In both of these cases, we have a primary database whose blocks are accessed in a scattered way, but in both of these cases, BDB has full knowledge about what block will be needed next.
If you’re on Linux, you might have a trick available. You could snag the file descriptor from the primary’s DB object and use the Linux ‘readahead’ system call. Given what we know about the scattered placement of blocks, it probably makes sense to read the entire file, and that only makes sense if the file is not too large in proportion to the available memory.
If that trick doesn’t make sense, you still may get some benefit from the disk cache built into the hardware. The disk controller can slurp in a big hunk of contiguous data at once into its internal cache. If the OS has done its best to allocate the file contiguously or at closely enough, you’ll get a boost — the read request for file blocks may be satisfied without waiting for the physical disk.
There’s a lot of ifs in the preceding paragraphs, which is another way to say that prefetching may sometimes happen, but it’s largely out of the control of the developer. BDB is the layer where the knowledge about the next block is, so prefetching would make the most sense to do in BDB. It would be real nice to have something like a DB_PREFETCH flag on DB->open, coupled with some way (an API call? an event callback?) to get prefetching done in another thread. In general terms, I’m thinking of how the memp_trickle API helps solves the issue of double writes in write-heavy apps.
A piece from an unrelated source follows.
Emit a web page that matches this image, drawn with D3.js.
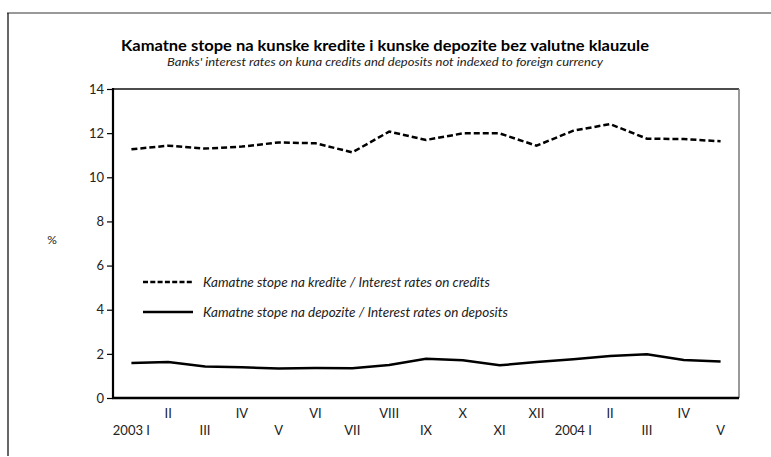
<!DOCTYPE html>
<html lang="en">
<head>
<meta charset="UTF-8">
<title>Kamatne stope</title>
<script src="https://d3js.org/d3.v7.min.js"></script>
<style>
  body { margin: 0; background: #fff; }
  text { font-family: Lato, "Open Sans", sans-serif; fill: #222; }
</style>
</head>
<body>
<script>

    // data
    var months = ['2003 I', 'II', 'III', 'IV', 'V', 'VI', 'VII', 'VIII', 'IX', 'X', 'XI', 'XII',
                  '2004 I', 'II', 'III', 'IV', 'V'];
    var credits = [11.27, 11.43, 11.30, 11.39, 11.58, 11.54, 11.13, 12.07, 11.69, 11.99, 11.99,
                   11.43, 12.11, 12.41, 11.75, 11.73, 11.63];
    var deposits = [1.59, 1.63, 1.43, 1.39, 1.34, 1.36, 1.35, 1.50, 1.78, 1.71, 1.48, 1.63,
                    1.76, 1.90, 1.98, 1.72, 1.65];
    var yTicks = [0, 2, 4, 6, 8, 10, 12, 14];
    var legendLabels = ['Kamatne stope na kredite / Interest rates on credits',
                        'Kamatne stope na depozite / Interest rates on deposits'];

    var W = 771, H = 457;
    // plot box (note: "top" is taken by window.top, so prefixed names)
    var pLeft = 113, pRight = 739, pTop = 89, pBottom = 398;

    var svg = d3.select('body').append('svg')
        .attr('width', W)
        .attr('height', H);

    // outer frame (only top and left are visible in the original)
    svg.append('line').attr('x1', 7).attr('x2', W).attr('y1', 13).attr('y2', 13)
        .attr('stroke', '#777').attr('stroke-width', 1.5);
    svg.append('line').attr('x1', 8).attr('x2', 8).attr('y1', 13).attr('y2', 456)
        .attr('stroke', '#000').attr('stroke-width', 1.2);

    // titles
    svg.append('text')
        .attr('x', 385).attr('y', 51)
        .attr('text-anchor', 'middle')
        .attr('font-size', 15).attr('font-weight', 'bold')
        .attr('textLength', 528).attr('lengthAdjust', 'spacingAndGlyphs')
        .style('fill', '#000')
        .text('Kamatne stope na kunske kredite i kunske depozite bez valutne klauzule');
    svg.append('text')
        .attr('x', 385).attr('y', 66)
        .attr('text-anchor', 'middle')
        .attr('font-size', 12).attr('font-style', 'italic')
        .attr('textLength', 436).attr('lengthAdjust', 'spacingAndGlyphs')
        .text("Banks' interest rates on kuna credits and deposits not indexed to foreign currency");

    var x = d3.scaleBand().domain(d3.range(months.length)).range([pLeft, pRight]);
    var y = d3.scaleLinear().domain([0, 14]).range([pBottom, pTop]);

    // y axis
    var yAxis = svg.append('g')
        .attr('transform', 'translate(' + pLeft + ',0)')
        .call(d3.axisLeft(y).tickValues(yTicks).tickSize(6).tickPadding(3));
    yAxis.select('.domain').remove();
    yAxis.selectAll('.tick line').attr('stroke', '#000').attr('stroke-width', 1.2);
    yAxis.selectAll('.tick text')
        .attr('font-family', 'Lato, "Open Sans", sans-serif')
        .attr('font-size', 13).style('fill', '#222');

    svg.append('text')
        .attr('x', 52).attr('y', 244)
        .attr('text-anchor', 'middle')
        .attr('font-size', 12)
        .text('%');

    // plot frame
    svg.append('line').attr('x1', pLeft).attr('x2', pRight).attr('y1', pTop).attr('y2', pTop)
        .attr('stroke', '#111').attr('stroke-width', 1.5);
    svg.append('line').attr('x1', pRight).attr('x2', pRight).attr('y1', pTop).attr('y2', pBottom)
        .attr('stroke', '#777').attr('stroke-width', 1.5);
    svg.append('line').attr('x1', pLeft).attr('x2', pLeft).attr('y1', pTop - 1).attr('y2', pBottom + 1)
        .attr('stroke', '#000').attr('stroke-width', 2.2);
    svg.append('line').attr('x1', pLeft - 1).attr('x2', pRight).attr('y1', pBottom).attr('y2', pBottom)
        .attr('stroke', '#000').attr('stroke-width', 2.5);

    // x labels on two rows: even positions lower, odd positions upper
    svg.append('g').selectAll('text')
        .data(months)
        .enter()
        .append('text')
        .attr('x', function (d, i) { return x(i) + x.bandwidth() / 2; })
        .attr('y', function (d, i) { return i % 2 === 0 ? 435 : 418; })
        .attr('text-anchor', 'middle')
        .attr('font-size', 13)
        .text(function (d) { return d; });

    var line = d3.line()
        .x(function (d, i) { return x(i) + x.bandwidth() / 2; })
        .y(function (d) { return y(d); });

    svg.append('path')
        .attr('d', line(credits))
        .attr('fill', 'none')
        .attr('stroke', '#000')
        .attr('stroke-width', 2.5)
        .attr('stroke-dasharray', '6,3');

    svg.append('path')
        .attr('d', line(deposits))
        .attr('fill', 'none')
        .attr('stroke', '#000')
        .attr('stroke-width', 2.5);

    // legend
    var legend = svg.append('g');
    legend.selectAll('line')
        .data(legendLabels)
        .enter()
        .append('line')
        .attr('x1', 143).attr('x2', 193)
        .attr('y1', function (d, i) { return 282 + i * 30; })
        .attr('y2', function (d, i) { return 282 + i * 30; })
        .attr('stroke', '#000')
        .attr('stroke-width', 2.5)
        .attr('stroke-dasharray', function (d, i) { return i === 0 ? '5,2.3' : null; });
    legend.selectAll('text')
        .data(legendLabels)
        .enter()
        .append('text')
        .attr('x', 203)
        .attr('y', function (d, i) { return 287 + i * 30; })
        .attr('font-size', 13.5)
        .attr('font-style', 'italic')
        .text(function (d) { return d; });

</script>
</body>
</html>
Before we get too far into armchair API design, the best next step would be some proof that this would actually help real applications. Does your app do cursor scans of entire (huge) databases, or use secondary tables as indices to scan through portions of a huge primary? (huge == cannot fit in BDB, OS or disk cache memory). Obviously, Oracle has not yet prioritized these use cases in their product. Should they?